▶ _Task brief_
Transcribe the material word for word, but without the images.

▶ _Material provided_
^^^^^^^^^^^^^^^^

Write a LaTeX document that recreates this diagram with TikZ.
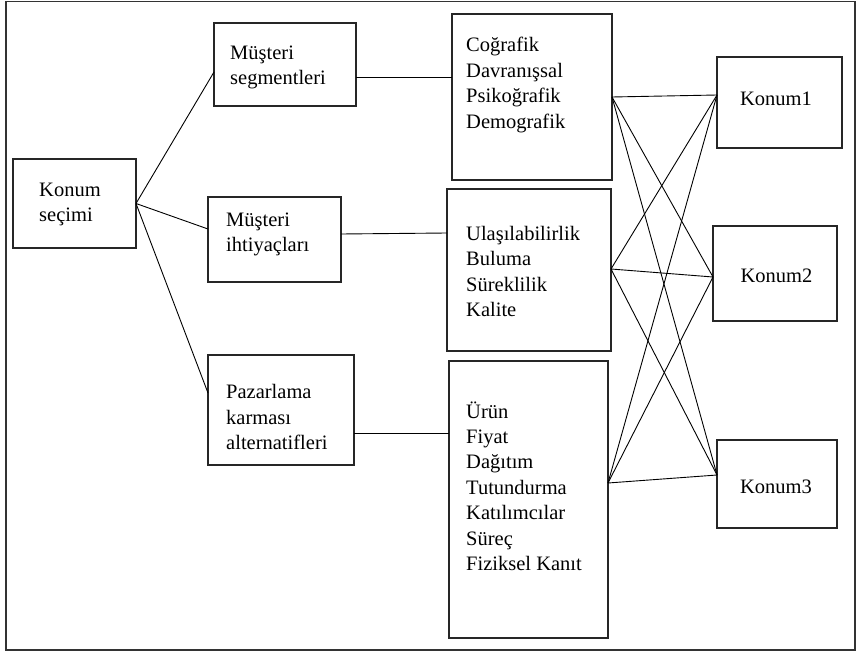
\documentclass[tikz,border=0pt]{standalone}
\usepackage{fontspec}
\setmainfont{Liberation Serif}
\begin{document}
\begin{tikzpicture}[x=1pt,y=-1pt,
  box/.style={draw=black!85,line width=1.1pt,inner sep=0pt,outer sep=0pt},
  txt/.style={anchor=west,align=left,inner sep=0pt,font=\fontsize{20.5}{25.4}\selectfont},
  ktxt/.style={font=\fontsize{20.5}{25.4}\selectfont},
  conn/.style={draw=black,line width=0.9pt}]
\useasboundingbox (0,0) rectangle (858,652);
\draw[draw=black!80,line width=1.2pt] (6,1.5) rectangle (855,650);
% boxes
\node[box,minimum width=123pt,minimum height=89pt] (KS) at (74.5,203.5) {};
\node[box,minimum width=142pt,minimum height=83pt] (MS) at (285,64.5) {};
\node[box,minimum width=133pt,minimum height=85pt] (MI) at (274.5,239.5) {};
\node[box,minimum width=146pt,minimum height=110pt] (PK) at (281,410) {};
\node[box,minimum width=160pt,minimum height=166pt] (C1) at (532,97) {};
\node[box,minimum width=164pt,minimum height=162pt] (C2) at (529,270) {};
\node[box,minimum width=159pt,minimum height=277pt] (C3) at (528.5,499.5) {};
\node[box,minimum width=125pt,minimum height=91pt] (K1) at (779.5,102.5) {};
\node[box,minimum width=124pt,minimum height=95pt] (K2) at (775,273.5) {};
\node[box,minimum width=120pt,minimum height=88pt] (K3) at (777,484) {};
% texts
\node[txt] (tKS) at ([shift={(26,1)}]KS.west) {Konum\\seçimi};
\node[txt] (tMS) at ([shift={(16,3)}]MS.west) {Müşteri\\segmentleri};
\node[txt] (tMI) at ([shift={(18,-5)}]MI.west) {Müşteri\\ihtiyaçları};
\node[txt] (tPK) at ([shift={(18,7)}]PK.west) {Pazarlama\\karması\\alternatifleri};
\node[txt] (tC1) at ([shift={(14,-12)}]C1.west) {Coğrafik\\Davranışsal\\Psikoğrafik\\Demografik};
\node[txt] (tC2) at ([shift={(19,1.5)}]C2.west) {Ulaşılabilirlik\\Buluma\\Süreklilik\\Kalite};
\node[txt] (tC3) at ([shift={(17,-13.5)}]C3.west) {Ürün\\Fiyat\\Dağıtım\\Tutundurma\\Katılımcılar\\Süreç\\Fiziksel Kanıt};
\node[ktxt] (tK1) at ([shift={(-3.5,-3.5)}]K1.center) {Konum1};
\node[ktxt] (tK2) at ([shift={(1.5,2.5)}]K2.center) {Konum2};
\node[ktxt] (tK3) at ([shift={(-1,3)}]K3.center) {Konum3};
% connection points
\coordinate (c1o) at (C1.east);
\coordinate (c2o) at ([shift={(0,-1)}]C2.east);
\coordinate (c3o) at ([shift={(0,-16.5)}]C3.east);
\coordinate (k1i) at ([shift={(0,-7.5)}]K1.west);
\coordinate (k2i) at ([shift={(0,3.5)}]K2.west);
\coordinate (k3i) at ([shift={(0,-9)}]K3.west);
% connectors from Konum secimi
\draw[conn] (KS.east) -- ([shift={(0,7.5)}]MS.west);
\draw[conn] (KS.east) -- ([shift={(0,-10.5)}]MI.west);
\draw[conn] (KS.east) -- ([shift={(0,-17)}]PK.west);
% middle links
\draw[conn] ([shift={(0,12.5)}]MS.east) -- ([shift={(0,-20)}]C1.west);
\draw[conn] ([shift={(0,-5.5)}]MI.east) -- ([shift={(0,-37)}]C2.west);
\draw[conn] ([shift={(0,23)}]PK.east) -- ([shift={(0,-66.5)}]C3.west);
% cross links
\foreach \s in {c1o,c2o,c3o}{
  \foreach \t in {k1i,k2i,k3i}{
    \draw[conn] (\s) -- (\t);
  }
}
\end{tikzpicture}
\end{document}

^^^^^^^^^^^^^^^^

▶ _Worked solution_
Write a LaTeX document that recreates this diagram with TikZ.
\documentclass[tikz,border=0pt]{standalone}
\usepackage{fontspec}
\setmainfont{Liberation Serif}
\begin{document}
\begin{tikzpicture}[x=1pt,y=-1pt,
  box/.style={draw=black!85,line width=1.1pt,inner sep=0pt,outer sep=0pt},
  txt/.style={anchor=west,align=left,inner sep=0pt,font=\fontsize{20.5}{25.4}\selectfont},
  ktxt/.style={font=\fontsize{20.5}{25.4}\selectfont},
  conn/.style={draw=black,line width=0.9pt}]
\useasboundingbox (0,0) rectangle (858,652);
\draw[draw=black!80,line width=1.2pt] (6,1.5) rectangle (855,650);
% boxes
\node[box,minimum width=123pt,minimum height=89pt] (KS) at (74.5,203.5) {};
\node[box,minimum width=142pt,minimum height=83pt] (MS) at (285,64.5) {};
\node[box,minimum width=133pt,minimum height=85pt] (MI) at (274.5,239.5) {};
\node[box,minimum width=146pt,minimum height=110pt] (PK) at (281,410) {};
\node[box,minimum width=160pt,minimum height=166pt] (C1) at (532,97) {};
\node[box,minimum width=164pt,minimum height=162pt] (C2) at (529,270) {};
\node[box,minimum width=159pt,minimum height=277pt] (C3) at (528.5,499.5) {};
\node[box,minimum width=125pt,minimum height=91pt] (K1) at (779.5,102.5) {};
\node[box,minimum width=124pt,minimum height=95pt] (K2) at (775,273.5) {};
\node[box,minimum width=120pt,minimum height=88pt] (K3) at (777,484) {};
% texts
\node[txt] (tKS) at ([shift={(26,1)}]KS.west) {Konum\\seçimi};
\node[txt] (tMS) at ([shift={(16,3)}]MS.west) {Müşteri\\segmentleri};
\node[txt] (tMI) at ([shift={(18,-5)}]MI.west) {Müşteri\\ihtiyaçları};
\node[txt] (tPK) at ([shift={(18,7)}]PK.west) {Pazarlama\\karması\\alternatifleri};
\node[txt] (tC1) at ([shift={(14,-12)}]C1.west) {Coğrafik\\Davranışsal\\Psikoğrafik\\Demografik};
\node[txt] (tC2) at ([shift={(19,1.5)}]C2.west) {Ulaşılabilirlik\\Buluma\\Süreklilik\\Kalite};
\node[txt] (tC3) at ([shift={(17,-13.5)}]C3.west) {Ürün\\Fiyat\\Dağıtım\\Tutundurma\\Katılımcılar\\Süreç\\Fiziksel Kanıt};
\node[ktxt] (tK1) at ([shift={(-3.5,-3.5)}]K1.center) {Konum1};
\node[ktxt] (tK2) at ([shift={(1.5,2.5)}]K2.center) {Konum2};
\node[ktxt] (tK3) at ([shift={(-1,3)}]K3.center) {Konum3};
% connection points
\coordinate (c1o) at (C1.east);
\coordinate (c2o) at ([shift={(0,-1)}]C2.east);
\coordinate (c3o) at ([shift={(0,-16.5)}]C3.east);
\coordinate (k1i) at ([shift={(0,-7.5)}]K1.west);
\coordinate (k2i) at ([shift={(0,3.5)}]K2.west);
\coordinate (k3i) at ([shift={(0,-9)}]K3.west);
% connectors from Konum secimi
\draw[conn] (KS.east) -- ([shift={(0,7.5)}]MS.west);
\draw[conn] (KS.east) -- ([shift={(0,-10.5)}]MI.west);
\draw[conn] (KS.east) -- ([shift={(0,-17)}]PK.west);
% middle links
\draw[conn] ([shift={(0,12.5)}]MS.east) -- ([shift={(0,-20)}]C1.west);
\draw[conn] ([shift={(0,-5.5)}]MI.east) -- ([shift={(0,-37)}]C2.west);
\draw[conn] ([shift={(0,23)}]PK.east) -- ([shift={(0,-66.5)}]C3.west);
% cross links
\foreach \s in {c1o,c2o,c3o}{
  \foreach \t in {k1i,k2i,k3i}{
    \draw[conn] (\s) -- (\t);
  }
}
\end{tikzpicture}
\end{document}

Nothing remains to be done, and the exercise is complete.